Dual NIC clients



  • Hi,

    We use dual NIC client boxes, each on different VLANS. Machines will PXE boot but the screens go blank during that process. In earlier versions (0.28, 0.29 and 0.32) we’d get a TFTP time out.

    The quick and dirty fix is to kill the relevant switch ports on the LAN not used for FOG while imaging.

    Since it works fine with only one active NIC, it would seem that the pxe booted kernel gets confused about which interface to use for TFPT. I tried changing TFTP_ADDRESS=“0.0.0.0:69”; in /etc/default/tftpd-hpa to point at the server IP, but that didn’t help.

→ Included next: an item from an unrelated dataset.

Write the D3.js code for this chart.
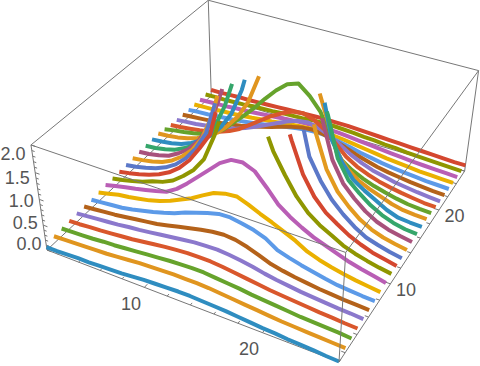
<!DOCTYPE html>
<html><head><meta charset="utf-8">
<script src="https://cdnjs.cloudflare.com/ajax/libs/d3/7.8.5/d3.min.js"></script>
<style>html,body{margin:0;padding:0;background:#fff}svg{display:block}</style>
</head><body><svg id="c" width="480" height="366"></svg>
<script>
const xGrid = d3.range(1, 27);
const yGrid = d3.range(1, 27);
const palette = ["#2f8dc0","#e0951f","#66a32c","#d9572c","#8b78cc","#b4621a","#5c9ae8","#eab000","#b95eb5","#8f9600","#d4472f","#5b78c8","#e39a1e","#a8527c","#35a66b"];
const xTicks = [2,4,6,8,10,12,14,16,18,20,22,24,26];
const yTicks = [2,4,6,8,10,12,14,16,18,20,22,24,26];
const zTicks = d3.range(0, 21).map(d => d / 10);
const xLabels = [10, 20];
const yLabels = [10, 20];
const zLabels = [0, 0.5, 1, 1.5, 2];
const zClip = 2;

const row01 = [.06,.06,.07,.08,.08,.09,.10,.11,.13,.15,.16,.17,.18,.18,.17,.16,.15,.13,.11,.09,.08,.06,.05,.04,.02,.01];
const row02 = [.13,.14,.15,.16,.17,.18,.20,.22,.24,.25,.26,.27,.27,.27,.26,.24,.22,.20,.18,.16,.14,.13,.12,.11,.10,.09];
const row03 = [.14,.15,.16,.17,.19,.20,.22,.24,.26,.28,.30,.31,.32,.32,.30,.28,.26,.23,.21,.19,.17,.15,.14,.13,.12,.10];
const row04 = [.15,.16,.18,.19,.21,.23,.25,.28,.31,.34,.36,.38,.38,.38,.36,.33,.30,.27,.24,.22,.20,.18,.16,.15,.13,.12];
const row05 = [.16,.18,.20,.22,.24,.27,.29,.32,.35,.38,.41,.44,.45,.46,.44,.41,.37,.32,.28,.25,.22,.20,.18,.16,.15,.13];
const row06 = [.16,.18,.20,.22,.25,.28,.31,.34,.39,.44,.49,.54,.58,.60,.58,.52,.44,.35,.30,.26,.23,.20,.18,.16,.15,.14];
const row07 = [.16,.18,.20,.22,.26,.31,.36,.42,.49,.58,.65,.72,.78,.79,.75,.70,.62,.47,.40,.34,.29,.24,.20,.18,.16,.15];
const row08 = [.17,.22,.27,.30,.34,.38,.44,.52,.62,.72,.85,.97,1.03,1.05,.97,.87,.78,.68,.58,.45,.37,.31,.26,.22,.19,.16];
const row09 = [.19,.24,.29,.33,.38,.43,.49,.62,.80,1.0,1.2,1.4,1.53,1.55,1.46,1.23,.98,.82,.69,.58,.50,.42,.34,.28,.23,.18];
const row10 = [.19,.23,.28,.34,.42,.48,.58,.74,.93,1.21,1.72,2.35,2.7,2.7,2.3,1.77,1.40,1.07,.83,.67,.55,.43,.35,.29,.24,.20];
const row11 = [.20,.24,.29,.35,.43,.54,.70,.92,1.22,1.55,2.35,2.9,3.2,3.2,3.0,2.5,1.9,1.35,1.0,.77,.62,.48,.38,.30,.25,.20];
const row12 = [.21,.24,.29,.35,.44,.57,.76,1.02,1.38,2.05,2.7,3.2,3.5,3.6,3.4,3.0,2.4,1.55,1.17,.88,.67,.50,.37,.30,.24,.20];
const row13 = [.22,.25,.29,.35,.45,.60,.80,1.10,1.6,2.35,3.0,3.5,3.9,4.0,3.8,3.3,2.7,1.85,1.25,.90,.68,.50,.38,.30,.25,.21];
const row14 = [.23,.25,.29,.35,.47,.62,.85,1.2,1.75,2.4,3.0,3.5,3.9,4.0,3.8,3.3,2.7,2.0,1.3,.92,.70,.52,.39,.31,.26,.22];
const row15 = [.23,.25,.29,.35,.45,.58,.78,1.08,1.55,2.2,2.8,3.3,3.6,3.7,3.5,3.0,2.5,1.95,1.2,.85,.66,.50,.38,.30,.25,.23];
const row16 = [.24,.26,.29,.34,.43,.55,.72,.96,1.28,1.8,2.55,3.0,3.2,3.3,3.1,2.7,2.2,1.35,.98,.72,.58,.46,.34,.26,.24,.23];
const row17 = [.24,.26,.29,.34,.41,.50,.65,.85,1.1,1.45,2.0,2.5,2.8,2.85,2.65,2.2,1.6,1.0,.74,.58,.48,.40,.32,.27,.25,.24];
const row18 = [.21,.25,.28,.32,.37,.45,.59,.80,1.0,1.22,1.46,1.68,1.86,1.93,1.76,1.52,1.10,.72,.58,.48,.40,.34,.29,.25,.23,.22];
const row19 = [.18,.20,.23,.26,.30,.36,.44,.55,.70,.85,1.0,1.12,1.22,1.25,1.18,1.05,.85,.65,.52,.43,.36,.31,.27,.24,.21,.20];
const row20 = [.17,.19,.21,.24,.27,.31,.37,.45,.54,.64,.74,.84,.92,.95,.90,.81,.69,.56,.46,.38,.33,.28,.25,.22,.20,.18];
const row21 = [.16,.18,.20,.22,.24,.27,.31,.36,.42,.48,.55,.61,.66,.68,.65,.59,.52,.44,.38,.32,.28,.25,.22,.20,.18,.17];
const row22 = [.15,.17,.18,.20,.22,.24,.27,.30,.34,.38,.42,.46,.49,.50,.48,.44,.40,.35,.31,.27,.24,.22,.20,.18,.17,.16];
const row23 = [.15,.16,.17,.19,.20,.22,.24,.27,.29,.32,.35,.37,.39,.40,.38,.36,.33,.30,.27,.24,.22,.20,.18,.17,.16,.15];
const row24 = [.14,.15,.16,.17,.19,.20,.22,.24,.26,.28,.30,.31,.33,.33,.32,.30,.28,.26,.24,.22,.20,.18,.17,.16,.15,.14];
const row25 = [.14,.15,.15,.16,.17,.19,.20,.21,.23,.24,.25,.27,.28,.28,.27,.26,.24,.23,.21,.20,.18,.17,.16,.15,.14,.13];
const row26 = [.13,.13,.14,.15,.15,.16,.17,.18,.19,.20,.21,.22,.22,.22,.22,.21,.20,.19,.18,.17,.16,.15,.14,.13,.12,.12];
const rows = [row01,row02,row03,row04,row05,row06,row07,row08,row09,row10,row11,row12,row13,row14,row15,row16,row17,row18,row19,row20,row21,row22,row23,row24,row25,row26];

// data -> unit cube
const sx = d3.scaleLinear().domain([1, 26]).range([0, 1]);
const sy = d3.scaleLinear().domain([1, 26]).range([0, 1]);
const sz = d3.scaleLinear().domain([0, 2]).range([0, 1]);
// unit cube -> screen (perspective view of the box)
function project(u, v, t) {
  const w = 1 - 0.11 * u + 0.207 * v - 0.07 * t;
  return [(47 + 254.7 * u + 208 * v - 18.2 * t) / w,
          (250 + 72.2 * u - 134.5 * v - 115.2 * t) / w];
}
const svg = d3.select("#c");
const gray = "#777";
const edge = (g, a, b, w) => {
  const p = project(...a), q = project(...b);
  g.append("line").attr("x1", p[0]).attr("y1", p[1]).attr("x2", q[0]).attr("y2", q[1])
    .attr("stroke", gray).attr("stroke-width", w || 1);
};

// back part of the box and ticks
const back = svg.append("g");
[[[0,0,0],[1,0,0]],[[1,0,0],[1,1,0]],[[1,1,0],[0,1,0]],[[0,1,0],[0,0,0]],
 [[0,0,0],[0,0,1]],[[0,1,0],[0,1,1]],[[1,1,0],[1,1,1]],
 [[0,0,1],[0,1,1]],[[0,1,1],[1,1,1]]].forEach(e => edge(back, e[0], e[1]));
xTicks.forEach(d => edge(back, [sx(d),0,0], [sx(d), xLabels.includes(d) ? 0.016 : 0.01, 0]));
yTicks.forEach(d => edge(back, [1,sy(d),0], [yLabels.includes(d) ? 0.982 : 0.988, sy(d), 0]));
zTicks.forEach(d => edge(back, [0,0,sz(d)], [Math.round(d*10)%5===0 ? 0.016 : 0.01, 0, sz(d)]));

// lines, back row first; parts above the top of the box are cut away
const line = d3.line().defined(d => d.z <= zClip).x(d => project(sx(d.x), sy(d.y), sz(d.z))[0]).y(d => project(sx(d.x), sy(d.y), sz(d.z))[1]);
function clipped(vals, y) {
  const out = [];
  vals.forEach((z, i) => {
    if (i > 0 && (vals[i-1] - zClip) * (z - zClip) < 0) {
      const f = (zClip - vals[i-1]) / (z - vals[i-1]);
      out.push({x: xGrid[i-1] + f, y, z: zClip});
    }
    out.push({x: xGrid[i], y, z});
  });
  return out;
}
svg.append("g").selectAll("path").data(rows.map((r, j) => ({r, j})).reverse()).join("path")
  .attr("fill", "none").attr("stroke-width", 4).attr("stroke-linejoin", "round").attr("stroke-linecap", "butt")
  .attr("stroke", d => palette[d.j % palette.length])
  .attr("d", d => line(clipped(d.r, yGrid[d.j])));

// front part of the box
const front = svg.append("g");
[[[0,0,1],[1,0,1]],[[1,0,1],[1,1,1]],[[1,0,0],[1,0,1]]].forEach(e => edge(front, e[0], e[1]));

// labels
const txt = svg.append("g").attr("font-family", "Liberation Sans, Arial, sans-serif").attr("font-size", 18).attr("fill", "#555");
xLabels.forEach(d => { const p = project(sx(d), 0, 0);
  txt.append("text").attr("x", p[0] - 13.5).attr("y", p[1] + 16).attr("dy", ".35em").attr("text-anchor", "middle").text(d); });
yLabels.forEach(d => { const p = project(1, sy(d), 0);
  txt.append("text").attr("x", p[0] + 15.5).attr("y", p[1] + 6).attr("dy", ".35em").attr("text-anchor", "middle").text(d); });
const zDy = d3.scaleLinear().domain([0, 2]).range([-6.5, 9]);
zLabels.forEach(d => { const p = project(0, 0, sz(d));
  txt.append("text").attr("x", p[0] - 5.5).attr("y", p[1] + zDy(d)).attr("dy", ".35em").attr("text-anchor", "end").text(d3.format(".1f")(d)); });
</script></body></html>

I also tried adding option tftp-server-name X.X.X.X; to my dhcpd config file, but no luck.

    Any ideas?

    Thanks.

    Server:
    FOG 1.2 (pretty much standard setup except for bonded NICs)
    Ubuntu 10.04.4 LTS

    Clients:
    HP z620
    Lenovo ThinkStation S10


  • Moderator

    @tag correct. No getting around that.



  • @Wayne-Workman

    That would work nicely, seeing you can use different inits. I didn’t know that as it is not possible in 1.2.0.

    The caveat is that I would have to redo the server as trunk requires a newer Ubuntu according to @Quazz.


  • Moderator

    I’ve been working on this.

    This is my first go-round with a custom init so I’m asking that @Sebastian-Roth and @Tom-Elliott and @george1421 to take a look, too.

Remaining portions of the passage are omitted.